De Beers 3Q Diamond Production -31%‎
Post Date: 27 Oct 2012 Viewed: 370
De Beers production fell 31 percent year on year to 6.375 million carats in the third quarter of 2012, according to parent company Anglo American. The decline resulted from difficult market conditions and a slope failure at its flagship Jwaneng mine during June that temporarily prevented access to the mine’s main ore body.
Anglo American noted that market conditions reflected a combination of a softening in the polished diamond market and a credit constrained rough diamond market.
De Beers continues to focus its operations on maintenance, waste stripping and safety improvements, which has been its strategy since the fourth quarter of 2011 and will help ensure that its mines are well positioned to respond to an increase in demand once market conditions improve. As a result, De Beers production fell 20 percent to 19.824 million carats during the first nine months of 2012.

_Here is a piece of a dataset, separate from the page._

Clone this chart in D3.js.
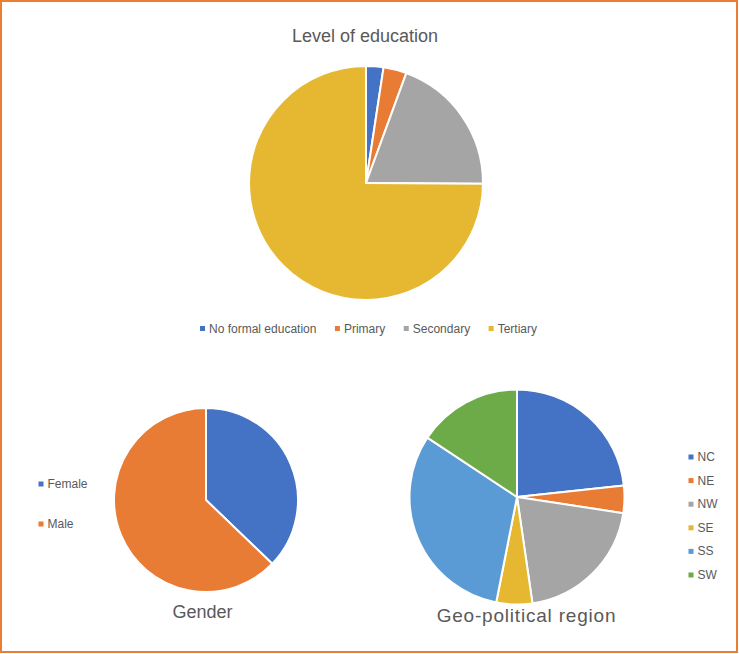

As production has declined, management said it will be unable to meet sightholder short-term demand as expressed by their initial applications for goods for the year. De Beers rough sales to sightholders have decreased by 17 percent to $4.74 billion in the first 10 months of 2012, according to Rapaport estimates.
The next De Beers sight is scheduled to take place on November 5. Anglo American owns 85 percent of De Beers with Botswana's government holding the remaining 15 percent.